Ground-breaking $5 billion longevity insurance agreement

by Jamie Henry04 Mar 2015
Sun Life Financial and BCE Inc. have announced a new agreement that further advances BCE's pension de-risking strategy by transferring longevity risk for $5 billion of pension plan liability to Sun Life Assurance Company of Canada (Sun Life).

Under this new longevity insurance agreement, the first of its kind in North America, the Bell Canada Pension Plan will pay monthly premiums to Sun Life and in exchange Sun Life will make monthly pension payments into the plan for the lifetime of existing pensioners. BCE maintains full responsibility for the Bell pension plan and related payments to pensioners.

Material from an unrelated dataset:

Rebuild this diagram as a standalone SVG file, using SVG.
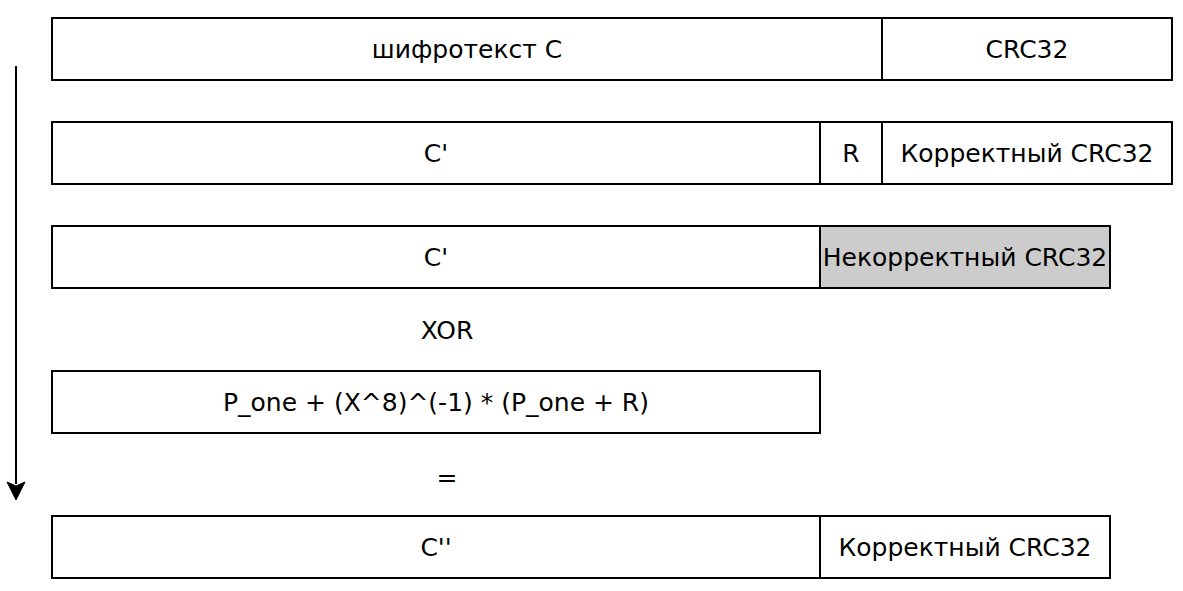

Canada's largest communications company, BCE currently provides both defined benefit and defined contribution pension plans.

"Our agreement with Sun Life is another prudent step that BCE is taking to provide greater protection and improved security for Bell Canada pensioners," said Siim Vanaselja, Chief Financial Officer for BCE and Bell Canada. "This agreement is an innovative way to de-risk pension obligations by taking proactive measures to guard against longevity risk without the requirement for additional cash contributions."

"Sun Life is thrilled to have been chosen by Bell to provide this important solution for their defined benefit pension plan," said Kevin Dougherty, President, Sun Life Financial Canada. "With our expertise in assessing and managing the financial risks that can impact defined benefit plans, Sun Life is perfectly positioned to help BCE and other Canadian companies take longevity risk off the table so they can focus even more on their core businesses."

Sun Life will reinsure a portion of the longevity risk to RGA Canada and SCOR Global Life.